I definitely appreciate the research Catherine went through in writing this book. She has filled the book with numerous quotes from the Bible through Greek and Roman times, up through today. She does provide some tried-and-true suggestions that I have seen in my other books on the topic. A conversation should involve drawing the other person out, not talking away yourself. You should avoid moaning, boasting and providing too much personal information. Speak slowly and use silence to emphasize points. Tell short stories rather than long ones - people can always ask for more details. Think about synchronizing your speech gently with the person you're talking with (matching their speed, style) - that helps people get comfortable with you.

But those things being said, there were just too many jarring notes in here for me to read the book easily and enjoy it. She actively recommends lying, indicating that "white lies" and other types of lies are quite normal. She has an entire section on how to insult people.
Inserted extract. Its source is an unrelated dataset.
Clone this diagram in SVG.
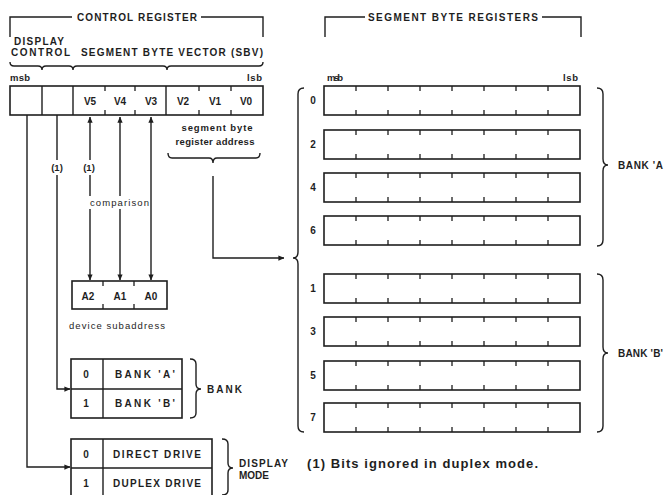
<svg xmlns="http://www.w3.org/2000/svg" width="667" height="495" viewBox="0 0 667 495">
<defs>
<style>
.ln{fill:none;stroke:#1e1e1e;stroke-width:1.4}
.bx{fill:#fff;stroke:#1e1e1e;stroke-width:1.6}
.tk{fill:none;stroke:#1e1e1e;stroke-width:1.3}
.t{font-family:"Liberation Sans",Arial,sans-serif;font-weight:bold;font-size:10px;fill:#1e1e1e}
.s{font-family:"Liberation Sans",Arial,sans-serif;font-size:9.5px;fill:#1e1e1e}
.f{font-family:"Liberation Sans",Arial,sans-serif;font-size:13px;font-weight:bold;fill:#1e1e1e}
.m{text-anchor:middle}
</style>
<marker id="ah" viewBox="0 0 8 8" refX="7.5" refY="4" markerWidth="6" markerHeight="6" orient="auto-start-reverse" markerUnits="userSpaceOnUse">
<path d="M0,0.5 L8,4 L0,7.5 Z" fill="#1e1e1e"/>
</marker>
<g id="regrow">
<rect class="bx" x="0" y="0" width="256" height="29"/>
<path class="tk" d="M32,0v5M64,0v5M96,0v5M128,0v5M160,0v5M192,0v5M224,0v5M32,29v-5M64,29v-5M96,29v-5M128,29v-5M160,29v-5M192,29v-5M224,29v-5"/>
</g>
</defs>
<rect width="667" height="495" fill="#fff"/>

<g id="connectors">
<path class="ln" d="M27,115 V467 H70" marker-end="url(#ah)"/>
<path class="ln" d="M57,115 V160 M57,175 V389 H70" marker-end="url(#ah)"/>
<path class="ln" d="M90,117 V160" marker-start="url(#ah)"/>
<path class="ln" d="M90,175 V196 M90,209 V280" marker-end="url(#ah)"/>
<path class="ln" d="M120,117 V196 M120,209 V280" marker-start="url(#ah)" marker-end="url(#ah)"/>
<path class="ln" d="M151,117 V280" marker-start="url(#ah)" marker-end="url(#ah)"/>
<path class="ln" d="M213,176 V258 H284" marker-end="url(#ah)"/>
</g>

<g id="control-register-bracket">
<path class="ln" d="M10,37 V17 H72 M201,17 H263 V37"/>
<text class="t m" x="137" y="21" textLength="120">CONTROL REGISTER</text>
</g>

<g id="labels-top">
<text class="t" x="14" y="45" textLength="50">DISPLAY</text>
<text class="t" x="11" y="56" textLength="59">CONTROL</text>
<text class="t" x="81" y="56" textLength="182">SEGMENT BYTE VECTOR (SBV)</text>
<path class="ln" d="M10,62 Q10,66 14,66 H38 Q42,66 42,70 Q42,66 46,66 H69 Q73,66 73,70 Q73,66 77,66 H163 Q167,66 167,70 Q167,66 171,66 H259 Q263,66 263,62"/>
<text class="s" x="10" y="81" font-weight="bold" textLength="20">msb</text>
<text class="s" x="247" y="81" font-weight="bold" textLength="15">lsb</text>
</g>

<g id="control-register">
<rect class="bx" x="10" y="86" width="253" height="29"/>
<path class="ln" d="M42,86V115M73,86V115"/>
<path class="ln" d="M166,86V115" stroke-width="2"/>
<path class="tk" d="M105,86v5M135,86v5M199,86v5M231,86v5M105,115v-5M135,115v-5M199,115v-5M231,115v-5"/>
<text class="t m" x="90" y="105">V5</text>
<text class="t m" x="120" y="105">V4</text>
<text class="t m" x="151" y="105">V3</text>
<text class="t m" x="183" y="105">V2</text>
<text class="t m" x="215" y="105">V1</text>
<text class="t m" x="246" y="105">V0</text>
</g>

<g id="sb-address">
<text class="s m" x="217" y="131" font-weight="bold" textLength="71">segment byte</text>
<text class="s m" x="215" y="145" font-weight="bold" textLength="79">register address</text>
<path class="ln" d="M168,153 Q168,158 172,158 H209 Q213,158 213,163 Q213,158 217,158 H256 Q260,158 260,153"/>
</g>

<g id="notes">
<text class="s m" x="57" y="171" font-weight="bold">(1)</text>
<text class="s m" x="89" y="171" font-weight="bold">(1)</text>
<text class="s" x="90" y="206" textLength="59">comparison</text>
</g>

<g id="device-subaddress">
<rect class="bx" x="72" y="281" width="95" height="28"/>
<path class="tk" d="M103,281v5M134,281v5M103,309v-5M134,309v-5"/>
<text class="t m" x="88" y="300">A2</text>
<text class="t m" x="120" y="300">A1</text>
<text class="t m" x="151" y="300">A0</text>
<text class="s" x="69" y="329" textLength="96">device subaddress</text>
</g>

<g id="bank-table">
<rect class="bx" x="71" y="359" width="111" height="59"/>
<path class="ln" d="M71,389H182M103,359V418"/>
<text class="t m" x="86" y="378">0</text>
<text class="t" x="115" y="378" textLength="60">BANK 'A'</text>
<text class="t m" x="86" y="407">1</text>
<text class="t" x="115" y="407" textLength="60">BANK 'B'</text>
<path class="ln" d="M190,359 Q196,359 196,364 V384 Q196,389 201,389 Q196,389 196,394 V413 Q196,418 190,418"/>
<text class="t" x="207" y="393" textLength="35">BANK</text>
</g>

<g id="display-mode-table">
<rect class="bx" x="71" y="439" width="141" height="58"/>
<path class="ln" d="M71,468H212M103,439V497"/>
<text class="t m" x="86" y="458">0</text>
<text class="t" x="113" y="458" textLength="88">DIRECT DRIVE</text>
<text class="t m" x="86" y="487">1</text>
<text class="t" x="113" y="487" textLength="88">DUPLEX DRIVE</text>
<path class="ln" d="M222,439 Q228,439 228,444 V463 Q228,468 233,468 Q228,468 228,473 V490 Q228,495 222,495"/>
<text class="t" x="239" y="467" textLength="49">DISPLAY</text>
<text class="t" x="239" y="479" textLength="30">MODE</text>
</g>

<g id="segment-byte-registers">
<path class="ln" d="M325,37 V17 H365 M542,17 H581 V37"/>
<text class="t m" x="453" y="21" textLength="170">SEGMENT BYTE REGISTERS</text>
<text class="s" x="327" y="81" font-weight="bold" textLength="16">msb</text>
<text class="s" x="563" y="81" font-weight="bold" textLength="15">lsb</text>
<use href="#regrow" x="324" y="86"/>
<use href="#regrow" x="324" y="130"/>
<use href="#regrow" x="324" y="173"/>
<use href="#regrow" x="324" y="216"/>
<use href="#regrow" x="324" y="274"/>
<use href="#regrow" x="324" y="317"/>
<use href="#regrow" x="324" y="361"/>
<use href="#regrow" x="324" y="403"/>
<text class="t m" x="313" y="104">0</text>
<text class="t m" x="313" y="148">2</text>
<text class="t m" x="313" y="191">4</text>
<text class="t m" x="313" y="234">6</text>
<text class="t m" x="313" y="292">1</text>
<text class="t m" x="313" y="335">3</text>
<text class="t m" x="313" y="379">5</text>
<text class="t m" x="313" y="421">7</text>
<path class="ln" d="M304,88 Q298,88 298,94 V252 Q298,258 293,258 Q298,258 298,264 V426 Q298,432 304,432"/>
<path class="ln" d="M597,88 Q603,88 603,94 V159 Q603,165 608,165 Q603,165 603,171 V240 Q603,246 597,246"/>
<path class="ln" d="M597,274 Q603,274 603,280 V347 Q603,353 608,353 Q603,353 603,359 V426 Q603,432 597,432"/>
<text class="t" x="618" y="169" textLength="45">BANK 'A</text>
<text class="t" x="618" y="357" textLength="45">BANK 'B'</text>
</g>

<g id="footnote">
<text class="f" x="307" y="468" textLength="231">(1) Bits ignored in duplex mode.</text>
</g>
</svg>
One of her "bad people to avoid" examples is the person who wants to advance your cause and offers to be helpful. This is bad ... why? You should look down on offers of help as being self-serving? Aren't there tons of books out there trying to encourage busy people (and busy women in particular) to learn how to *accept* help?

There are many other books on the topic of networking and conversation. I'm afraid I'd have to recommend one of those instead of this one. Then again if you're a British technology hater who enjoys snarky gossip, this book might be right up your alley! There is definitely an audience for every book. I'm just not the audience for this one, and I wouldn't pass this along to any of the members of my networking groups.